What it means for Artemis planning

Young basalts with little water imply mid-latitude farside plains are not resource hot spots. They remain superb science targets, but for in-situ resource utilization the needle moves toward polar sites that likely host accessible ice, as outlined in how lunar polar ice forms. Program choices since 2024, including shifts after NASA’s VIPER decision, make polar ground truth even more valuable; see the VIPER rover cancellation timeline for context.

Rethinking your water-hunting toolkit

If polar ice is the best near-term bet, payloads should focus on four things:

Locating ice precisely. Combine neutron spectrometers, infrared spectrometers for surface frost, and ground-penetrating radar to map buried layers.
Probing accessibility. Drills, corers, or thermal probes measure layer strength, grain size, and ice cementation to estimate extraction energy.
Testing mining and processing. Small ovens, microwave heaters, or fluidized-bed reactors can demonstrate energy per kilogram of water and inform scale-up.
Characterizing the local environment. Radiation, dust, and temperature swings at the rim of shadowed craters determine hardware lifetime and crew traverse windows.

Site selection in the late 2020s

A practical framework for Artemis-aligned missions should weigh:

Safety and trafficability. Prefer gentle slopes, low boulder density, and benign thermal regimes balanced with reach into shadow.
Power and communications. Favor near-continuous-sunlight ridges with line of sight to relay assets, planning excursions into shadow as sorties.
Resource potential. Prioritize proximity to cold traps flagged by orbital data. The dry farside mantle result de-prioritizes interior-water targets outside the poles.
Science return. Even at the poles, sampling layered regolith, possible impact melt, and any exhumed ancient crust will repay the trip.

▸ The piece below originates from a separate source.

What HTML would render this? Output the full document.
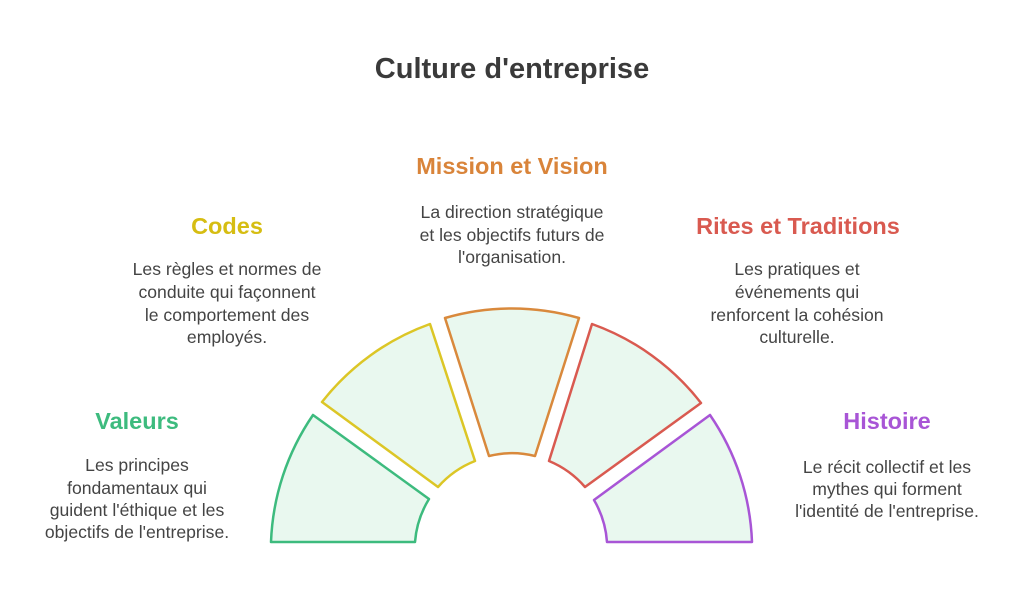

What the measurements really mean

A few technical notes convert the numbers into decisions:

Micrograms per gram equals parts per million by mass. A mantle source at 1 to 1.5 micrograms per gram is extremely dry compared with the wettest near-side estimates.
Mineral-scale hydrogen measurements require careful corrections for solar wind and alteration. The Nature team used high-resolution secondary ion mass spectrometry across multiple mineral phases to isolate the mantle signal.
Inferring mantle water from basalt requires partitioning models for how water distributes between melt and crystals as magma rises and cools. Different assumptions shift absolute numbers but not the message of extreme dryness.
The Science chronology used isotope systems robust against later heating, making the 2.83-billion-year date a reliable eruption time.

What to watch next

More Chang'e-6 grains. If follow-up papers confirm the 1 to 1.5 micrograms per gram mantle water range, the farside dryness case strengthens. If some grains run wetter, local variability may be at play.
Polar ice ground truth. Any successful polar lander that samples, drills, or heats regolith will tighten maps and reduce risk for later flights.
Commercial cadence. Upcoming polar deliveries will test mobility, power, and autonomy at the places that matter most for resources. Watch milestones like environmental testing, fueling, and launch integration.

The bottom line

Chang'e-6 delivered a sharper map of where the water is not. On the farside, the mantle looks nearly parched, yet volcanism persisted late because a thinned crust kept the plumbing open. That is both a scientific gift and a practical signal. Keep the farside science flowing, and send resource hunters to the poles with payloads built for cold, shadow, and ice.